• [STATED TASK]
Repeat the listing exactly as given, omitting every image.

• [COLLECTED MATERIAL]
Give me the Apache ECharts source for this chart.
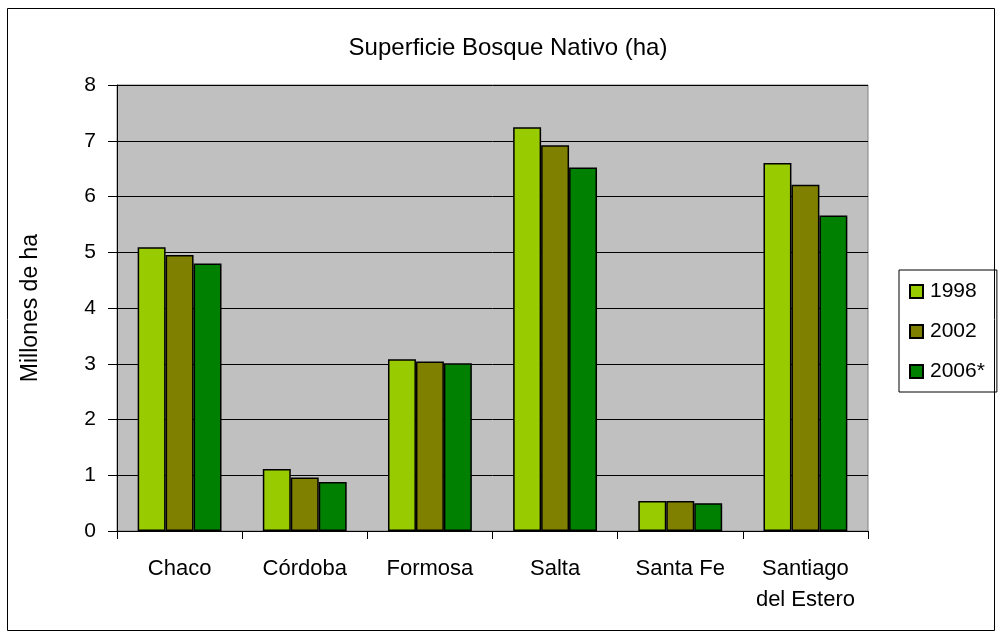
<!DOCTYPE html>
<html>
<head>
<meta charset="utf-8">
<script src="https://cdn.jsdelivr.net/npm/echarts@6/dist/echarts.min.js"></script>
<style>
  html, body { margin: 0; padding: 0; background: #fff; }
  #chart { width: 1001px; height: 636px; }
</style>
</head>
<body>
<div id="chart"></div>
<script>
  var provincias = ['Chaco', 'Córdoba', 'Formosa', 'Salta', 'Santa Fe', 'Santiago\ndel Estero']
  var anios = ['1998', '2002', '2006*']
  var datos1998 = [5.09, 1.11, 3.08, 7.24, 0.54, 6.60]
  var datos2002 = [4.95, 0.96, 3.04, 6.92, 0.54, 6.21]
  var datos2006 = [4.80, 0.88, 3.01, 6.52, 0.50, 5.66]
  var colores = ['#99CC00', '#808000', '#008000']

  var myChart = echarts.init(document.getElementById('chart'))
  var fuente = 'Liberation Sans, Arial, sans-serif'

  function serie (nombre, datos, color) {
    return {
      name: nombre,
      type: 'bar',
      data: datos,
      barGap: '0%',
      barCategoryGap: '33%',
      itemStyle: { color: color, borderColor: '#000', borderWidth: 1.5 }
    }
  }

  var option = {
    animation: false,
    textStyle: { fontFamily: fuente },
    title: {
      text: 'Superficie Bosque Nativo (ha)',
      left: 503, top: 31, textAlign: 'center',
      textStyle: { fontSize: 24, fontWeight: 'normal', color: '#000', fontFamily: fuente }
    },
    graphic: [{
      type: 'rect',
      shape: { x: 7.5, y: 8.5, width: 987, height: 622 },
      style: { fill: 'none', stroke: '#000', lineWidth: 1 },
      silent: true
    }],
    legend: {
      data: anios,
      orient: 'vertical',
      left: 899, top: 270,
      padding: [11, 12, 10, 10],
      itemGap: 19,
      itemWidth: 13, itemHeight: 13,
      borderColor: '#000', borderWidth: 1,
      icon: 'rect',
      textStyle: { fontSize: 21, color: '#000', fontFamily: fuente, padding: [0, 0, 0, 2] }
    },
    grid: {
      left: 117, right: 133, top: 85, bottom: 105,
      show: true, backgroundColor: '#C0C0C0', borderColor: '#808080', borderWidth: 1,
      containLabel: false
    },
    xAxis: {
      type: 'category',
      data: provincias,
      axisLine: { lineStyle: { color: '#000', width: 1 } },
      axisTick: { show: true, interval: 0, length: 8, lineStyle: { color: '#000' } },
      axisLabel: { interval: 0, fontSize: 22, color: '#000', margin: 22, lineHeight: 31, fontFamily: fuente },
      splitLine: { show: false }
    },
    yAxis: {
      type: 'value',
      min: 0, max: 8, interval: 1,
      name: 'Millones de ha',
      nameLocation: 'middle',
      nameGap: 75,
      nameTextStyle: { fontSize: 23, color: '#000', fontFamily: fuente },
      axisLine: { show: true, lineStyle: { color: '#000', width: 1 } },
      axisTick: { show: true, length: 9, lineStyle: { color: '#000' } },
      axisLabel: { fontSize: 21, color: '#000', margin: 21, fontFamily: fuente },
      splitLine: { show: true, lineStyle: { color: '#000', width: 1 } }
    },
    series: [
      serie(anios[0], datos1998, colores[0]),
      serie(anios[1], datos2002, colores[1]),
      serie(anios[2], datos2006, colores[2])
    ]
  }
  myChart.setOption(option)
</script>
</body>
</html>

• [RESPONSE TO THIS TASK]
Give me the Apache ECharts source for this chart.
<!DOCTYPE html>
<html>
<head>
<meta charset="utf-8">
<script src="https://cdn.jsdelivr.net/npm/echarts@6/dist/echarts.min.js"></script>
<style>
  html, body { margin: 0; padding: 0; background: #fff; }
  #chart { width: 1001px; height: 636px; }
</style>
</head>
<body>
<div id="chart"></div>
<script>
  var provincias = ['Chaco', 'Córdoba', 'Formosa', 'Salta', 'Santa Fe', 'Santiago\ndel Estero']
  var anios = ['1998', '2002', '2006*']
  var datos1998 = [5.09, 1.11, 3.08, 7.24, 0.54, 6.60]
  var datos2002 = [4.95, 0.96, 3.04, 6.92, 0.54, 6.21]
  var datos2006 = [4.80, 0.88, 3.01, 6.52, 0.50, 5.66]
  var colores = ['#99CC00', '#808000', '#008000']

  var myChart = echarts.init(document.getElementById('chart'))
  var fuente = 'Liberation Sans, Arial, sans-serif'

  function serie (nombre, datos, color) {
    return {
      name: nombre,
      type: 'bar',
      data: datos,
      barGap: '0%',
      barCategoryGap: '33%',
      itemStyle: { color: color, borderColor: '#000', borderWidth: 1.5 }
    }
  }

  var option = {
    animation: false,
    textStyle: { fontFamily: fuente },
    title: {
      text: 'Superficie Bosque Nativo (ha)',
      left: 503, top: 31, textAlign: 'center',
      textStyle: { fontSize: 24, fontWeight: 'normal', color: '#000', fontFamily: fuente }
    },
    graphic: [{
      type: 'rect',
      shape: { x: 7.5, y: 8.5, width: 987, height: 622 },
      style: { fill: 'none', stroke: '#000', lineWidth: 1 },
      silent: true
    }],
    legend: {
      data: anios,
      orient: 'vertical',
      left: 899, top: 270,
      padding: [11, 12, 10, 10],
      itemGap: 19,
      itemWidth: 13, itemHeight: 13,
      borderColor: '#000', borderWidth: 1,
      icon: 'rect',
      textStyle: { fontSize: 21, color: '#000', fontFamily: fuente, padding: [0, 0, 0, 2] }
    },
    grid: {
      left: 117, right: 133, top: 85, bottom: 105,
      show: true, backgroundColor: '#C0C0C0', borderColor: '#808080', borderWidth: 1,
      containLabel: false
    },
    xAxis: {
      type: 'category',
      data: provincias,
      axisLine: { lineStyle: { color: '#000', width: 1 } },
      axisTick: { show: true, interval: 0, length: 8, lineStyle: { color: '#000' } },
      axisLabel: { interval: 0, fontSize: 22, color: '#000', margin: 22, lineHeight: 31, fontFamily: fuente },
      splitLine: { show: false }
    },
    yAxis: {
      type: 'value',
      min: 0, max: 8, interval: 1,
      name: 'Millones de ha',
      nameLocation: 'middle',
      nameGap: 75,
      nameTextStyle: { fontSize: 23, color: '#000', fontFamily: fuente },
      axisLine: { show: true, lineStyle: { color: '#000', width: 1 } },
      axisTick: { show: true, length: 9, lineStyle: { color: '#000' } },
      axisLabel: { fontSize: 21, color: '#000', margin: 21, fontFamily: fuente },
      splitLine: { show: true, lineStyle: { color: '#000', width: 1 } }
    },
    series: [
      serie(anios[0], datos1998, colores[0]),
      serie(anios[1], datos2002, colores[1]),
      serie(anios[2], datos2006, colores[2])
    ]
  }
  myChart.setOption(option)
</script>
</body>
</html>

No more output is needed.